One of these tricksters admitted his own hoax to an Inside View source recently. This so called “psychic”, John Smith of Pownal, Maine, admitted to our source that “it was all a gimmick to pay back my hospital bills. If there's a book in it, I might come out with enough to pay off what I owe and retire for a couple of years in the bargain,” Smith grinned. “These days, people will believe anything-why shouldn't I get on the gravy train?”
Thanks to Inside View, which has always cautioned readers that there are two phony psychics for each real one, John Smith's gravy train has just been derailed. And we reiterate our standing offer of $1000 to anyone who can prove that any nationally known psychic is a fraud.
Hoaxers and charlatans be warned!
Johnny read the article twice as the snow began to come down more heavily. A reluctant grin broke over his features. The ever-vigilant press apparently didn't enjoy being thrown off some bumpkin's front porch, he thought. He tucked the tear sheet back into its envelope and stuffed it into his back pocket with the rest of the mail.
“Dees,” he said aloud, “I hope you're still black and blue.
His father was not so amused. Herb read the clipping and then slammed it down on the kitchen table in disgust. “You ought to sue that son of a whore. That's nothing but slander, Johnny. A deliberate hatchet job.”
“Agreed and agreed,” Johnny said. It was dark outside. This afternoon's silently falling snow had developed into tonight's early winter blizzard. The wind shrieked and howled around the eaves. The driveway had disappeared under a dunelike progression of drifts. “But there was no third party when we talked, and Dees damn well knows it. It's his word against mine.”
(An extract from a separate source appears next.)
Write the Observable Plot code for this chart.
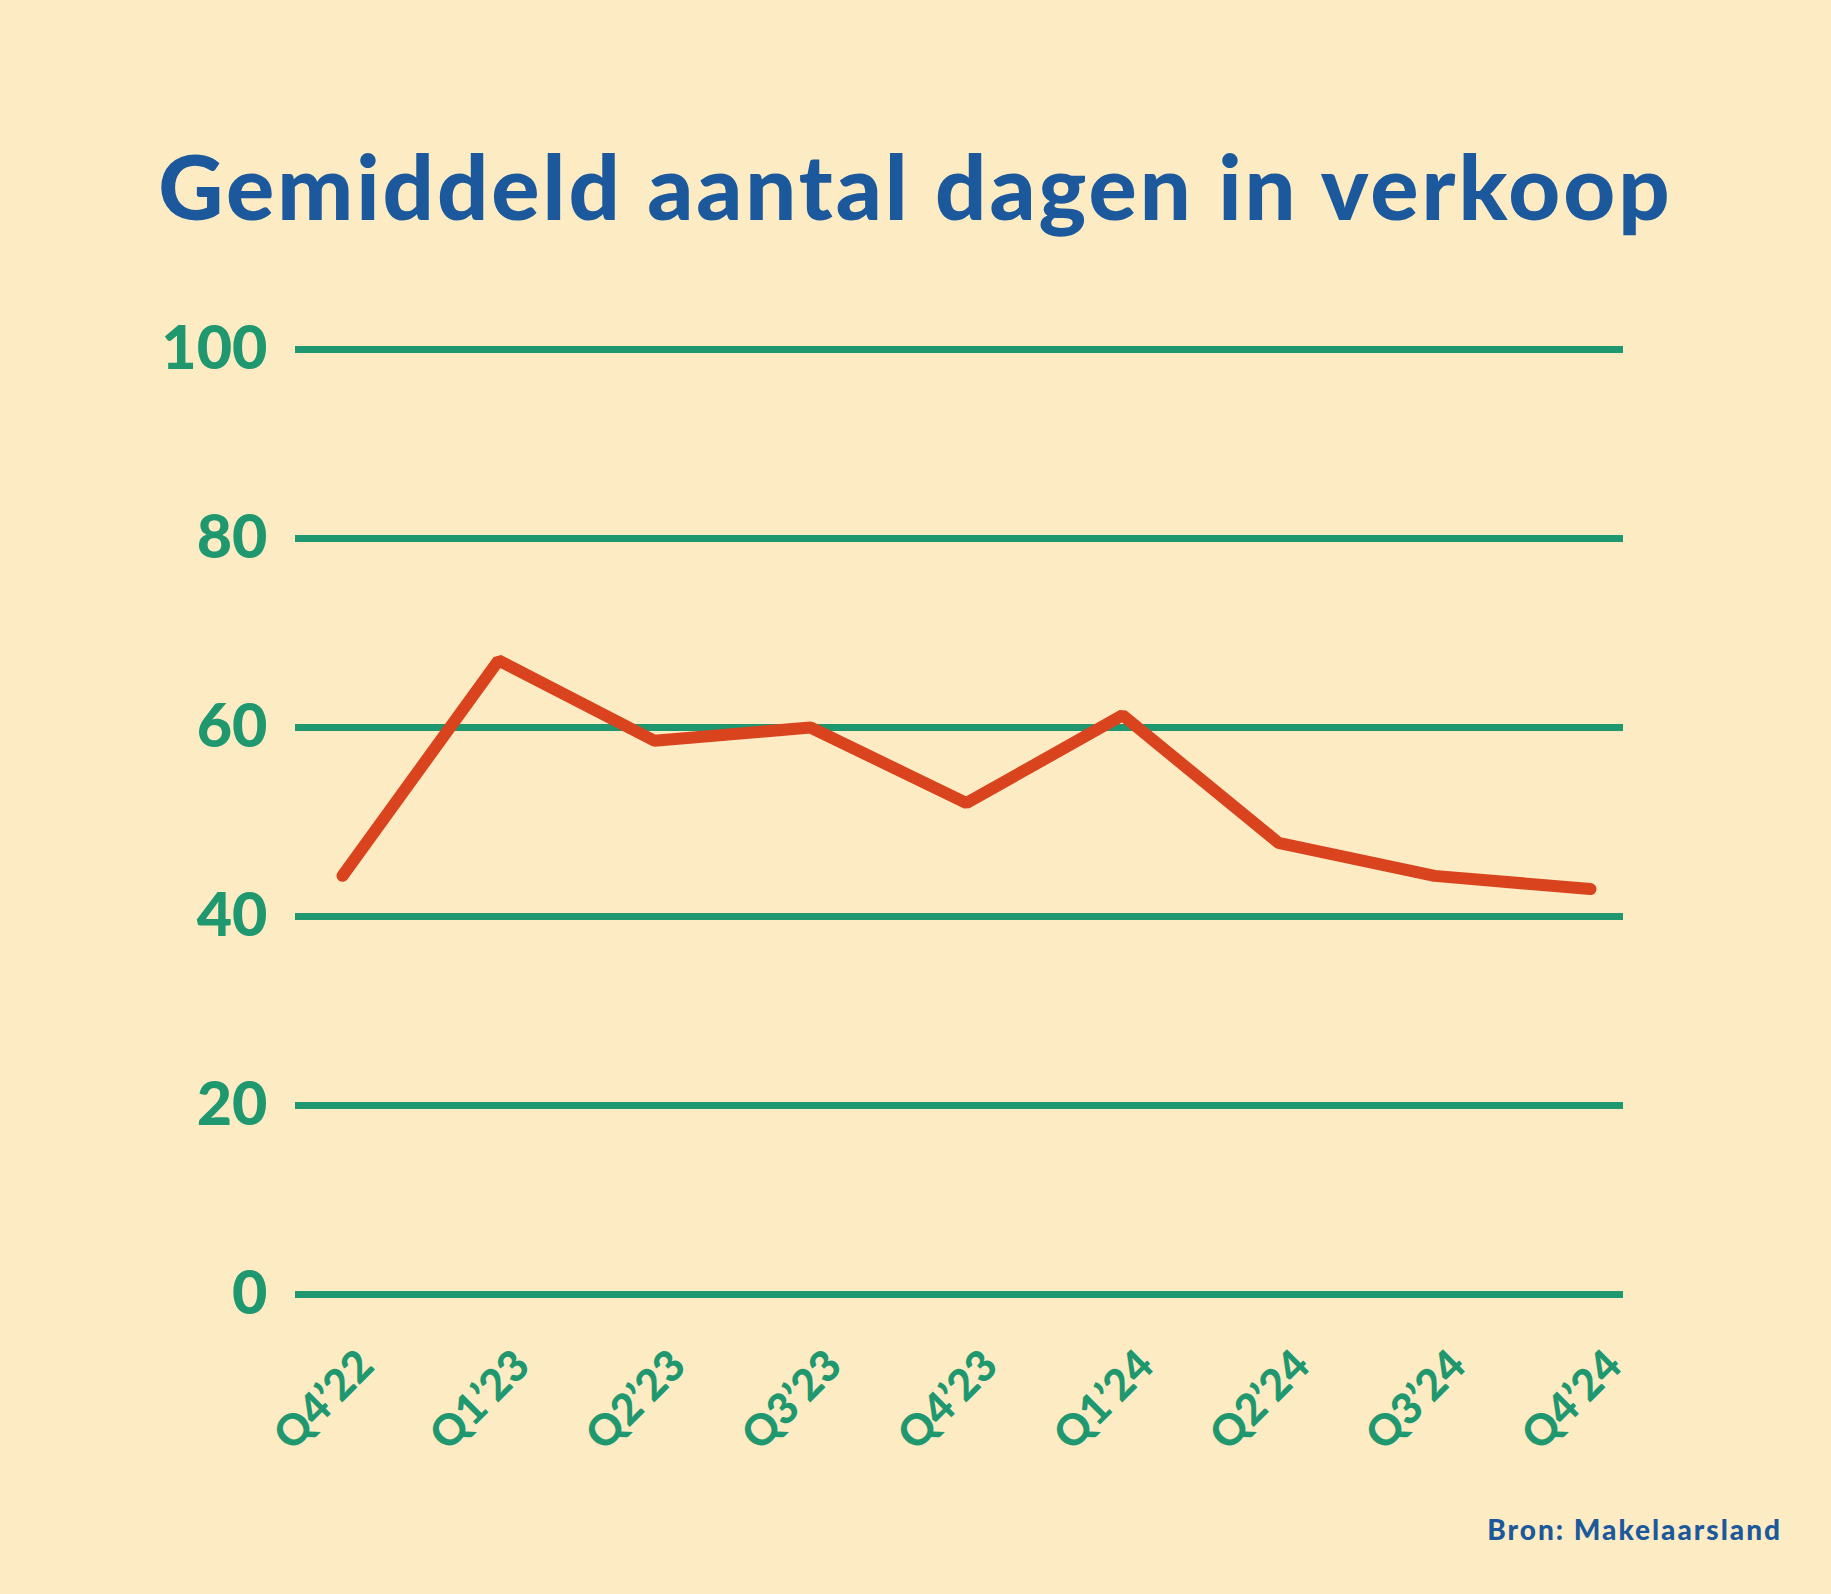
<!DOCTYPE html>
<html>
<head>
<meta charset="utf-8">
<script src="https://cdn.jsdelivr.net/npm/d3@7"></script>
<script src="https://cdn.jsdelivr.net/npm/@observablehq/plot@0.6"></script>
<style>
  html, body { margin: 0; padding: 0; background: #fdebc3; }
  #wrap { position: relative; width: 1831px; height: 1594px; background: #fdebc3; overflow: hidden; }
  #title { position: absolute; left: 0; width: 1831px; top: 140px; text-align: center;
    font-family: Lato, "Open Sans", sans-serif; font-weight: 900; font-size: 90px; line-height: 90px;
    color: #1b599c; letter-spacing: 3px; white-space: nowrap; }
  #chart { position: absolute; left: 0; top: 250px; }
  #source { position: absolute; right: 49px; top: 1514px; font-family: Lato, "Open Sans", sans-serif;
    font-weight: 900; font-size: 28px; line-height: 30px; color: #1b599c; letter-spacing: 2px; white-space: nowrap; }
</style>
</head>
<body>
<div id="wrap">
  <div id="title">Gemiddeld aantal dagen in verkoop</div>
  <div id="chart"></div>
  <div id="source">Bron: Makelaarsland</div>
</div>
<script>
const quarters = ["Q4’22", "Q1’23", "Q2’23", "Q3’23", "Q4’23", "Q1’24", "Q2’24", "Q3’24", "Q4’24"];
const days = [44.3, 67.1, 58.6, 60.0, 52.0, 61.3, 47.8, 44.3, 42.9];
const yTicks = [0, 20, 40, 60, 80, 100];

const green = "#1f9870";
const red = "#d9431d";

const data = quarters.map((q, i) => ({quarter: q, value: days[i]}));

const chart = Plot.plot({
  width: 1831,
  height: 1250,
  marginTop: 99,
  marginBottom: 206,
  marginLeft: 295,
  marginRight: 208,
  style: {background: "transparent", fontFamily: "Lato, 'Open Sans', sans-serif", overflow: "visible"},
  x: {type: "point", domain: quarters, range: [338, 1593], padding: 0, axis: null},
  y: {domain: [0, 100], axis: null},
  marks: [
    Plot.ruleY(yTicks, {stroke: green, strokeWidth: 7}),
    Plot.axisY({ticks: yTicks, tickSize: 0, tickPadding: 28, fontSize: 61, fontWeight: 900, fill: green, label: null, textAnchor: "end"}),
    Plot.text(quarters, {x: d => d, frameAnchor: "bottom", rotate: -45, textAnchor: "end", lineAnchor: "middle",
      dx: 24, dy: 64, fontSize: 43, fontWeight: 900, fill: green}),
    Plot.line(data, {x: "quarter", y: "value", stroke: red, strokeWidth: 12, strokeLinecap: "round", strokeLinejoin: "miter"})
  ]
});
document.getElementById("chart").appendChild(chart);
</script>
</body>
</html>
“He didn't even have the guts to put his own name to this lie,” Herb said. “Look at this “an Inside View source”. What's this source? Get him to name it, that's what I say.
“Oh, you can't do that,” Johnny said, grinning. “That's like walking up to the meanest street-fighter on the block with a KICK ME HARD sign taped to your crotch. Then they turn it into a holy war, page one and all. No thanks. As far as I'm concerned, they did me a favor. I don't want to make a career out of telling people where gramps hid his stock certificates or who's going to win the fourth at Scarborough Downs. Or take this lottery. “One of the things that had most surprised Johnny on coming out of his coma was to discover that Maine and about a dozen other states had instituted a legal numbers game. “In the last month I've gotten sixteen letters from people who want me to tell them what the number's going to be. It's insane. Even if I could tell them, which I couldn't, what good would it do them? You can't pick your own number in the Maine lottery, you get what they give you. But still I get the letters.”
“I don't see what that has to do with this crappy article.
“If people think I'm a phony, maybe they'll leave me alone.”